Indonesian Researchers Strengthen Capacity Around Cacao Flavour Evaluation and Quality Assessment

As cacao-producing countries increasingly seek to strengthen their own capacity around flavour evaluation, processing innovation and quality assessment, shared sensory methodologies are becoming an important tool for connecting producers, researchers and markets.

This is one of the objectives driving the work of Desiana Nuriza Putri and Rista Anggriani, researchers from Universitas Muhammadiyah Malang (UMM) in Indonesia and PhD researchers at Ghent University in Belgium, who recently joined the Cacao of Excellence laboratory in Perugia, Italy, for advanced training in cacao processing and sensory evaluation.
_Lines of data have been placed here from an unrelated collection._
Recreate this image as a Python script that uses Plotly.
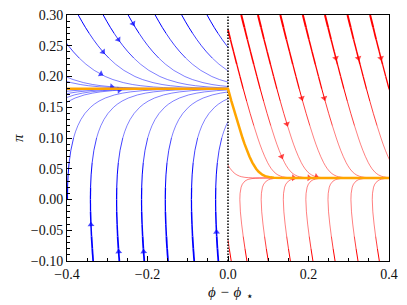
import numpy as np
import plotly.graph_objects as go

# ---------------- data ----------------
LEFT_ATTRACTOR = 0.18      # pi level the blue flow converges to
RIGHT_ATTRACTOR = 0.035    # pi level the red flow converges to
BOUNDARY = 0.0             # phi - phi_star where the two regions meet
X_RANGE = [-0.4, 0.4]
Y_RANGE = [-0.1, 0.3]

# shape of each streamline family: pi along the line and horizontal offset
left_upper_pi = [0.30, 0.29, 0.28, 0.27, 0.26, 0.25, 0.24, 0.23, 0.22, 0.21, 0.20, 0.195,
                 0.19, 0.187, 0.185, 0.183, 0.182, 0.181, 0.1805, 0.1802, 0.1801, 0.18003, 0.18]
left_upper_dx = [0.0, 0.0086, 0.0176, 0.0273, 0.0377, 0.0490, 0.0616, 0.0759, 0.0926, 0.1132,
                 0.1408, 0.1598, 0.1858, 0.2082, 0.2290, 0.2603, 0.2850, 0.3269, 0.3687, 0.4238,
                 0.4654, 0.5376, 0.80]

left_lower_pi = [-0.10, -0.08, -0.06, -0.04, -0.02, 0.00, 0.02, 0.04, 0.06, 0.08, 0.10, 0.11,
                 0.12, 0.13, 0.14, 0.15, 0.155, 0.16, 0.165, 0.17, 0.173, 0.175, 0.177, 0.178,
                 0.179, 0.1795, 0.1798, 0.1799, 0.17995, 0.17998, 0.18]
left_lower_dx = [0.0, -0.0022, -0.0041, -0.0055, -0.0065, -0.0068, -0.0064, -0.0051, -0.0025,
                 0.0018, 0.0085, 0.0132, 0.0191, 0.0267, 0.0368, 0.0507, 0.0600, 0.0717, 0.0873,
                 0.1099, 0.1303, 0.1499, 0.1798, 0.2038, 0.2451, 0.2865, 0.3414, 0.3829, 0.4245,
                 0.4795, 0.80]

right_upper_pi = [0.30, 0.28, 0.26, 0.24, 0.22, 0.20, 0.18, 0.16, 0.14, 0.12, 0.10, 0.09, 0.08,
                  0.07, 0.06, 0.055, 0.05, 0.045, 0.042, 0.04, 0.038, 0.037, 0.036, 0.0355,
                  0.0352, 0.0351, 0.03505, 0.03502, 0.035]
right_upper_dx = [0.0, 0.0076, 0.0152, 0.0230, 0.0309, 0.0389, 0.0470, 0.0554, 0.0641, 0.0733,
                  0.0831, 0.0883, 0.0940, 0.1003, 0.1075, 0.1118, 0.1168, 0.1232, 0.1284, 0.1330,
                  0.1396, 0.1447, 0.1531, 0.1614, 0.1721, 0.1803, 0.1884, 0.1991, 0.70]

right_lower_pi = [-0.10, -0.08, -0.06, -0.04, -0.02, 0.00, 0.01, 0.02, 0.025, 0.03, 0.032,
                  0.033, 0.034, 0.0345, 0.0348, 0.0349, 0.03495, 0.035]
right_lower_dx = [0.0, -0.0048, -0.0092, -0.0131, -0.0162, -0.0176, -0.0170, -0.0144, -0.0113,
                  -0.0049, 0.0004, 0.0048, 0.0126, 0.0205, 0.0311, 0.0391, 0.0472, 0.50]

# one point each streamline passes through (x, pi) and where it starts (pi, or None)
left_upper_x = [-0.372, -0.310, -0.248, -0.181, -0.115, -0.052, -0.400, -0.400, -0.400]
left_upper_at = [0.30, 0.30, 0.30, 0.30, 0.30, 0.30, 0.253, 0.199, 0.192]
left_upper_start = [None] * 9

left_lower_x = [-0.335, -0.270, -0.208, -0.149, -0.084, -0.024, -0.400, -0.400, -0.400, -0.400, -0.399]
left_lower_at = [-0.10, -0.10, -0.10, -0.10, -0.10, -0.10, 0.176, 0.172, 0.166, 0.158, 0.0]
left_lower_start = [None] * 10 + [0.0]

right_upper_x = [0.033, 0.0745, 0.130, 0.186, 0.241, 0.297, 0.353, 0.0, 0.0]
right_upper_at = [0.30, 0.30, 0.30, 0.30, 0.30, 0.30, 0.30, 0.276, 0.056]
right_upper_start = [None] * 7 + [0.276, 0.056]

right_lower_x = [0.008, 0.047, 0.100, 0.155, 0.211, 0.266, 0.323, 0.376]
right_lower_at = [-0.10] * 8
right_lower_start = [None] * 8

# arrow heads: family, streamline index, pi
arrow_family = ["LU", "LU", "LU", "LU", "LU", "LL", "LL", "LL", "LL", "LL",
                "RU", "RU", "RU", "RU", "RU", "RU", "RU", "RU", "RU", "RU"]
arrow_curve = [0, 1, 2, 6, 7, 9, 0, 1, 2, 5,
               4, 5, 6, 2, 3, 1, 0, 7, 0, 1]
arrow_pi = [0.240, 0.260, 0.286, 0.204, 0.1833, 0.1777, -0.041, -0.085, -0.085, -0.053,
            0.230, 0.230, 0.230, 0.165, 0.165, 0.123, 0.070, 0.0352, 0.0353, 0.037]

BLUE = "#0000ff"
RED = "#ff0000"
ORANGE = "#ffa500"

FAMILIES = {
    "LU": dict(pi=left_upper_pi, dx=left_upper_dx, x=left_upper_x, at=left_upper_at,
               start=left_upper_start, color=BLUE, attr=LEFT_ATTRACTOR, side=-1),
    "LL": dict(pi=left_lower_pi, dx=left_lower_dx, x=left_lower_x, at=left_lower_at,
               start=left_lower_start, color=BLUE, attr=LEFT_ATTRACTOR, side=-1),
    "RU": dict(pi=right_upper_pi, dx=right_upper_dx, x=right_upper_x, at=right_upper_at,
               start=right_upper_start, color=RED, attr=RIGHT_ATTRACTOR, side=1),
    "RL": dict(pi=right_lower_pi, dx=right_lower_dx, x=right_lower_x, at=right_lower_at,
               start=right_lower_start, color=RED, attr=RIGHT_ATTRACTOR, side=1),
}


def place(t_pi, t_dx, ax, api, start=None):
    t_pi = np.asarray(t_pi, float)
    t_dx = np.asarray(t_dx, float)
    order = np.argsort(t_pi)
    off = np.interp(api, t_pi[order], t_dx[order])
    xs = ax + t_dx - off
    ys = t_pi.copy()
    if start is not None:
        sgn = np.sign(t_pi[-1] - t_pi[0])
        keep = sgn * (t_pi - start) > 0
        xs0 = ax + np.interp(start, t_pi[order], t_dx[order]) - off
        xs = np.concatenate([[xs0], xs[keep]])
        ys = np.concatenate([[start], ys[keep]])
    return xs, ys


def clip_side(xs, ys, side):
    # keep the first run of points on the streamline's own side of the boundary
    ox, oy = [xs[0]], [ys[0]]
    for i in range(1, len(xs)):
        if side * (xs[i] - BOUNDARY) >= 0:
            ox.append(xs[i]); oy.append(ys[i])
        else:
            f = (BOUNDARY - xs[i - 1]) / (xs[i] - xs[i - 1])
            ox.append(BOUNDARY); oy.append(ys[i - 1] + f * (ys[i] - ys[i - 1]))
            break
    return np.array(ox), np.array(oy)


curves = {}
for key, fam in FAMILIES.items():
    curves[key] = []
    for ax, api, st in zip(fam["x"], fam["at"], fam["start"]):
        xs, ys = place(fam["pi"], fam["dx"], ax, api, st)
        xs, ys = clip_side(xs, ys, fam["side"])
        curves[key].append((xs, ys))

fig = go.Figure()

# streamlines, width following the flow speed
buckets = {}
for key, fam in FAMILIES.items():
    a = fam["attr"]
    for xs, ys in curves[key]:
        for i in range(len(xs) - 1):
            pm = 0.5 * (ys[i] + ys[i + 1])
            speed = np.hypot(pm, 3 * (pm - a))
            w = float(np.clip(2.3 * speed, 0.5, 2.2))
            lvl = round(w * 4) / 4
            bx, by = buckets.setdefault((fam["color"], lvl), ([], []))
            bx.extend([xs[i], xs[i + 1], None])
            by.extend([ys[i], ys[i + 1], None])

for (color, lvl), (bx, by) in sorted(buckets.items(), key=lambda kv: kv[0][1]):
    fig.add_trace(go.Scatter(x=bx, y=by, mode="lines",
                             line=dict(color=color, width=lvl),
                             hoverinfo="skip", showlegend=False))

# arrow heads
for color in (BLUE, RED):
    ax_list, ay_list, sizes = [], [], []
    for fam_key, ci, p in zip(arrow_family, arrow_curve, arrow_pi):
        fam = FAMILIES[fam_key]
        if fam["color"] != color:
            continue
        xs, ys = curves[fam_key][ci]
        order = np.argsort(ys)
        sgn = np.sign(ys[-1] - ys[0])
        step = 0.0003 if abs(p - fam["attr"]) < 0.003 else 0.003
        pp = p - sgn * step
        x_a = np.interp(p, ys[order], xs[order])
        x_p = np.interp(pp, ys[order], xs[order])
        ax_list += [x_p, x_a]
        ay_list += [pp, p]
        sizes += [0, 6]
    fig.add_trace(go.Scatter(x=ax_list, y=ay_list, mode="markers",
                             marker=dict(symbol="triangle-up", size=sizes, color=color,
                                         angleref="previous", line=dict(width=0)),
                             hoverinfo="skip", showlegend=False))

# boundary
fig.add_trace(go.Scatter(x=[BOUNDARY, BOUNDARY], y=Y_RANGE, mode="lines",
                         line=dict(color="black", width=1.5, dash="1.5px,1.5px"),
                         hoverinfo="skip", showlegend=False))

# attractor (orange)
ox_r, oy_r = place(right_upper_pi, right_upper_dx, BOUNDARY, LEFT_ATTRACTOR, LEFT_ATTRACTOR)
ox = np.concatenate([[X_RANGE[0]], ox_r])
oy = np.concatenate([[LEFT_ATTRACTOR], oy_r])
fig.add_trace(go.Scatter(x=ox, y=oy, mode="lines",
                         line=dict(color=ORANGE, width=2.5),
                         hoverinfo="skip", showlegend=False))

SERIF = "Liberation Serif, Times New Roman, DejaVu Serif, serif"
TICKFONT = dict(family=SERIF, size=14, color="#111111")
TITLEFONT = dict(family=SERIF, size=15, color="#111111", style="italic")
fig.update_layout(
    width=407, height=305,
    margin=dict(l=67, r=18, t=15, b=44),
    paper_bgcolor="white", plot_bgcolor="white",
    showlegend=False, hovermode=False,
    xaxis=dict(range=X_RANGE, dtick=0.2, tick0=0, tickformat=".1f",
               ticks="inside", ticklen=5, tickwidth=1, tickcolor="black",
               minor=dict(dtick=0.05, tick0=0, ticks="inside", ticklen=3, tickcolor="black"),
               showline=True, linecolor="black", linewidth=1, mirror=True,
               showgrid=False, zeroline=False, tickfont=TICKFONT, automargin=False),
    yaxis=dict(range=Y_RANGE, dtick=0.05, tick0=0, tickformat=".2f",
               ticks="inside", ticklen=5, tickwidth=1, tickcolor="black",
               minor=dict(dtick=0.01, tick0=0, ticks="inside", ticklen=3, tickcolor="black"),
               showline=True, linecolor="black", linewidth=1, mirror=True,
               showgrid=False, zeroline=False, tickfont=TICKFONT, automargin=False),
    annotations=[
        dict(text="ϕ − ϕ", xref="paper", yref="paper",
             x=0.5, y=-0.125, xanchor="right", yanchor="middle", xshift=15,
             showarrow=False, font=TITLEFONT),
        dict(text="⋆", xref="paper", yref="paper",
             x=0.5, y=-0.125, xanchor="left", yanchor="middle", xshift=15.5, yshift=-4,
             showarrow=False, font=dict(family="DejaVu Sans", size=12, color="#111111")),
        dict(text="π", xref="paper", yref="paper", textangle=-90,
             x=-0.152, y=0.5, xanchor="center", yanchor="middle", showarrow=False,
             font=TITLEFONT),
    ],
)

fig.write_html("out.html", config={"displayModeBar": False},
               post_script="document.body.style.margin='0';")
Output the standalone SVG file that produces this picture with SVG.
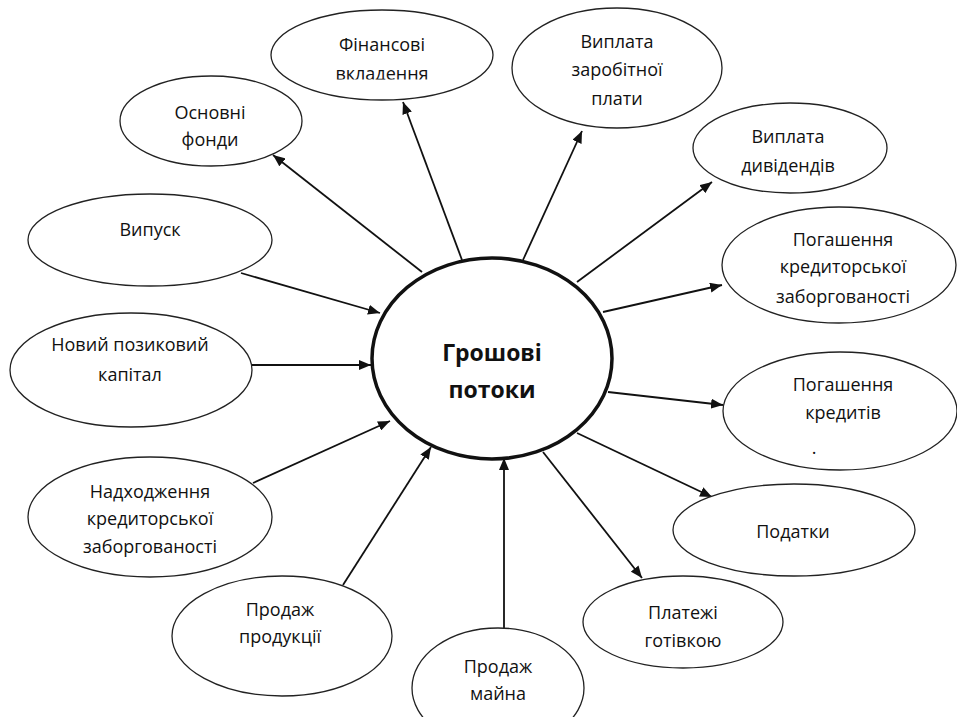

Their work forms part of the Viruos Team Indonesia Project, a collaboration between Ghent University and Universitas Muhammadiyah Malang (UMM). The initiative brings together researchers, producers, chocolate makers and local communities to support inclusive and sustainable cacao innovation in Indonesia.

Supporting the research are experts from ICCRI — the Indonesian Coffee and Cocoa Research Institute — including Ariza Sari, post-harvest and sensory expert and member of the Cacao of Excellence Technical Committee, and Hendy Firmanto, cocoa processing and technology expert. Together, the team is working to strengthen how Indonesian cacao flavour and quality are understood, evaluated and communicated more consistently across markets.

At the centre of the training is the Cacao of Excellence methodology for sensory evaluation and cacao quality assessment, developed through years of collaborative research involving scientific institutions and cacao and chocolate professionals across producing and consuming countries.

By training with shared sensory evaluation methodologies and reference frameworks, the Indonesian research team aims to strengthen its capacity to better understand, evaluate and communicate cacao flavour and quality in ways that can support producers and chocolate makers in Indonesia.

As Ariza Sari explains:

“We found that Indonesia has never had knowledge of the fate of Indonesian cacao beans and their use in consuming countries. We do not fully understand the quality criteria and sensory expectations of cacao beans on the international market.”

“We want to fix the existing gaps between Indonesian cacao farmers, chocolate crafters, and the international market we export our beans to. We want to understand market expectations in order to align, adapt, and better communicate the value of our cacao.”

Their reflections point to a broader challenge across the cacao sector. Producers, buyers, chocolate makers, researchers and technicians often work with different references and vocabularies for describing flavour and quality. Without shared methodologies and sensory reference points, it becomes more difficult for producers to consistently communicate the qualities and potential of their cacao across markets.

Importantly, harmonisation is not about standardising flavour. Quite the opposite. By evaluating cacao under shared preparation and sensory evaluation conditions, flavour diversity becomes more understandable, comparable and visible.

For the Indonesian team, this training represents more than technical learning. It forms part of a longer-term effort to connect research, producer knowledge, processing innovation and flavour evaluation in ways that can strengthen opportunities for Indonesian cacao producers and chocolate makers.

The collaboration also reflects a growing recognition across producing countries that strengthening local capacity around flavour evaluation and quality assessment is essential for producers to better understand, communicate and position the qualities of their cacao within international markets.

Through collaborations such as this, Cacao of Excellence continues to support the development of shared methodologies, sensory training and quality evaluation tools that help producers, researchers and markets speak the same language around cacao flavour and quality.